From these plots it is clear that choosing values for \(\sigma\) and \(\theta\) corresponds to making a judgment about how far we expect the output to be from the regression hypersurface (\(\sigma\)) and about its smoothness (\(\theta\)). In this tutorial we entirely rely on the hmer package, and in particular the function emulator_from_data
, which selects values of \(\sigma\), \(\theta\) and \(\delta\) for us, based on the provided training data. In later tutorials, we will discuss how we can intervene to customise the choice of these hyperparameters.

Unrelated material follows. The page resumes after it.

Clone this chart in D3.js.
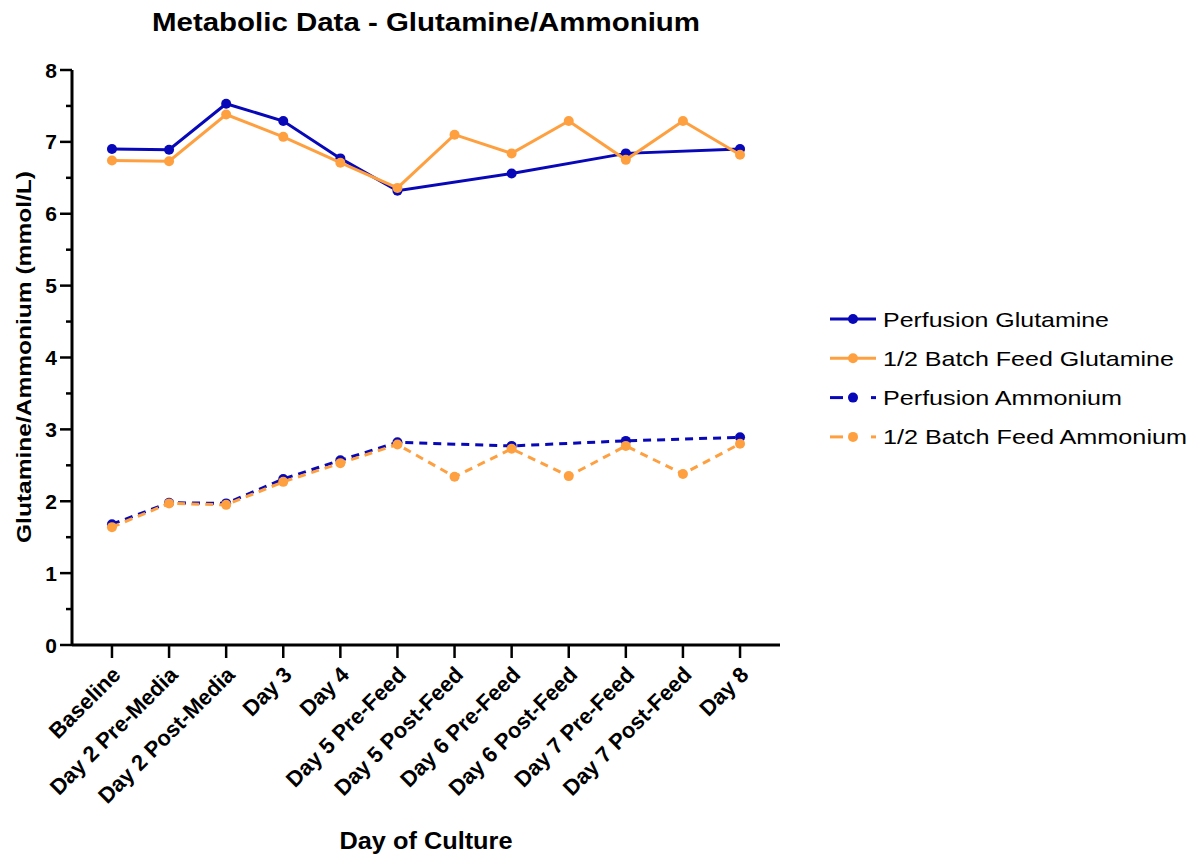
<!DOCTYPE html>
<html>
<head>
<meta charset="utf-8">
<script src="https://cdn.jsdelivr.net/npm/d3@7"></script>
<style>
  body { margin: 0; background: #fff; }
  text { font-family: Arial, "Liberation Sans", sans-serif; }
</style>
</head>
<body>
<div id="chart"></div>
<script>
// categories on the x axis
const days = ['Baseline', 'Day 2 Pre-Media', 'Day 2 Post-Media', 'Day 3', 'Day 4',
  'Day 5 Pre-Feed', 'Day 5 Post-Feed', 'Day 6 Pre-Feed', 'Day 6 Post-Feed',
  'Day 7 Pre-Feed', 'Day 7 Post-Feed', 'Day 8'];

// perfusion has no post-feed samples (null = missing)
const perfusionGlutamine = [6.90, 6.89, 7.53, 7.29, 6.77, 6.32, null, 6.56, null, 6.84, null, 6.90];
const batchGlutamine = [6.74, 6.73, 7.38, 7.07, 6.71, 6.36, 7.10, 6.84, 7.29, 6.75, 7.29, 6.82];
const perfusionAmmonium = [1.68, 1.98, 1.97, 2.31, 2.57, 2.82, null, 2.77, null, 2.84, null, 2.89];
const batchAmmonium = [1.64, 1.97, 1.95, 2.27, 2.53, 2.79, 2.34, 2.73, 2.35, 2.77, 2.38, 2.80];

const yTicks = [0, 1, 2, 3, 4, 5, 6, 7, 8];

const blue = '#0808b8';
const orange = '#ffa040';

const series = [
  { name: 'Perfusion Glutamine', values: perfusionGlutamine, color: blue, dashed: false, len: 226 },
  { name: '1/2 Batch Feed Glutamine', values: batchGlutamine, color: orange, dashed: false, len: 291 },
  { name: 'Perfusion Ammonium', values: perfusionAmmonium, color: blue, dashed: true, len: 239 },
  { name: '1/2 Batch Feed Ammonium', values: batchAmmonium, color: orange, dashed: true, len: 304 }
];

const width = 1199, height = 858;
const svg = d3.select('#chart').append('svg')
  .attr('width', width)
  .attr('height', height);

const x = d3.scalePoint().domain(days).range([72, 780]).padding(0.7);
const y = d3.scaleLinear().domain([0, 8]).range([645, 70]);

// y axis with minor ticks
const yAxis = svg.append('g').attr('transform', 'translate(72,0)');
yAxis.append('line')
  .attr('y1', y(0)).attr('y2', y(8))
  .attr('stroke', '#000').attr('stroke-width', 3);
d3.range(0, 8.01, 0.5).forEach(v => {
  const major = v % 1 === 0;
  yAxis.append('line')
    .attr('x1', major ? -12 : -6).attr('x2', 0)
    .attr('y1', y(v)).attr('y2', y(v))
    .attr('stroke', '#000').attr('stroke-width', 2.5);
});
yAxis.selectAll('text.tick')
  .data(yTicks)
  .enter().append('text')
  .attr('x', -15)
  .attr('y', d => y(d))
  .attr('dy', '0.36em')
  .attr('text-anchor', 'end')
  .attr('font-size', '21px')
  .attr('font-weight', 'bold')
  .text(d => d);

// x axis
const xAxis = svg.append('g').attr('transform', `translate(0,${y(0)})`);
xAxis.append('line')
  .attr('x1', 72).attr('x2', 780)
  .attr('stroke', '#000').attr('stroke-width', 3);
xAxis.selectAll('line.tick')
  .data(days)
  .enter().append('line')
  .attr('x1', d => x(d)).attr('x2', d => x(d))
  .attr('y1', 0).attr('y2', 13)
  .attr('stroke', '#000').attr('stroke-width', 2.5);
xAxis.selectAll('text.tick')
  .data(days)
  .enter().append('text')
  .attr('transform', d => `translate(${x(d) + 10},${31}) rotate(-45)`)
  .attr('text-anchor', 'end')
  .attr('font-size', '22px')
  .attr('font-weight', 'bold')
  .text(d => d);

// lines + markers, gaps are bridged for perfusion
const line = d3.line()
  .x(d => x(d.day))
  .y(d => y(d.v));

series.forEach(s => {
  const pts = days.map((day, i) => ({ day, v: s.values[i] })).filter(d => d.v != null);
  const g = svg.append('g');
  g.append('path')
    .datum(pts)
    .attr('d', line)
    .attr('fill', 'none')
    .attr('stroke', s.color)
    .attr('stroke-width', 3)
    .attr('stroke-dasharray', s.dashed ? '8,6' : null);
  g.selectAll('circle')
    .data(pts)
    .enter().append('circle')
    .attr('cx', d => x(d.day))
    .attr('cy', d => y(d.v))
    .attr('r', 5)
    .attr('fill', s.color);
});

// legend
const legend = svg.append('g').attr('transform', 'translate(830,319)');
series.forEach((s, i) => {
  const row = legend.append('g').attr('transform', `translate(0,${i * 39.3})`);
  if (s.dashed) {
    row.append('line').attr('x1', 0).attr('x2', 13).attr('stroke', s.color).attr('stroke-width', 3);
    row.append('line').attr('x1', 41).attr('x2', 46).attr('stroke', s.color).attr('stroke-width', 3);
  } else {
    row.append('line').attr('x1', 0).attr('x2', 46).attr('stroke', s.color).attr('stroke-width', 3);
  }
  row.append('circle').attr('cx', 23).attr('r', 5).attr('fill', s.color);
  row.append('text')
    .attr('x', 53)
    .attr('dy', '0.36em')
    .attr('font-size', '21px')
    .attr('textLength', s.len)
    .attr('lengthAdjust', 'spacingAndGlyphs')
    .text(s.name);
});

// titles
svg.append('text')
  .attr('x', 426).attr('y', 31)
  .attr('text-anchor', 'middle')
  .attr('font-size', '26px')
  .attr('font-weight', 'bold')
  .attr('textLength', 548)
  .attr('lengthAdjust', 'spacingAndGlyphs')
  .text('Metabolic Data - Glutamine/Ammonium');

svg.append('text')
  .attr('x', 426).attr('y', 849)
  .attr('text-anchor', 'middle')
  .attr('font-size', '23px')
  .attr('font-weight', 'bold')
  .attr('textLength', 173)
  .attr('lengthAdjust', 'spacingAndGlyphs')
  .text('Day of Culture');

svg.append('text')
  .attr('transform', `translate(31,357) rotate(-90)`)
  .attr('text-anchor', 'middle')
  .attr('font-size', '20px')
  .attr('font-weight', 'bold')
  .attr('textLength', 372)
  .attr('lengthAdjust', 'spacingAndGlyphs')
  .text('Glutamine/Ammonium (mmol/L)');
</script>
</body>
</html>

We conclude this section by showing how to visualise the covariance structure when the parameter space is not one-dimensional. As before we can fix \(x'\) to be the origin for example, but now \(x\) has several coordinates. For example say that we have two parameters, so that \(x=(x_1,x_2)\) and for simplicity let us assume again that \(\delta\) is zero. Now for every pair \((x_1,x_2)\) we have a covariance value of \(\text{Cov}(u((x_1,x_2)), u(0))=\sigma^2 \exp \left(\frac{-x_1^2-x_2^2}{\theta^2}\right)\). A way of visualising such a function is through a contour plot:
\((\sigma,\theta)=(1,1)\)
\((\sigma,\theta)=(1,0.5)\)
\((\sigma,\theta)=(1,0.1)\)
\((\sigma,\theta)=(0.5,0.5)\)
We can see that the first three plots, having \(\sigma=1\), all reach the value \(1\) at the origin (the point we chose as reference), while in the last plot, where \(\sigma=0.5\), the highest values are around \(0.25\), which is in fact \(\sigma^2\). Comparing the first three plots, we see that the lower the value of \(\theta\), the darker the plot, i.e. the less correlated points are with the origin. For example, if \(\theta=1\) we see that points with a distance of a unit from the origin are still correlated with it (with a value \(0.3647-0.417\)), while if \(\theta=0.5\) points with a distance of a unit from the origin are basically uncorrelated with it (with a value \(0-0.05\)). When \(\theta=0.1\), it is enough to be at a distance of \(0.25\) from the origin to be uncorrelated with it (with a value \(0-0.05\)).
We would like to advise the reader that several emulator structures and correlation functions are available. Alternatives choices to the ones made above are discussed in Appendix B.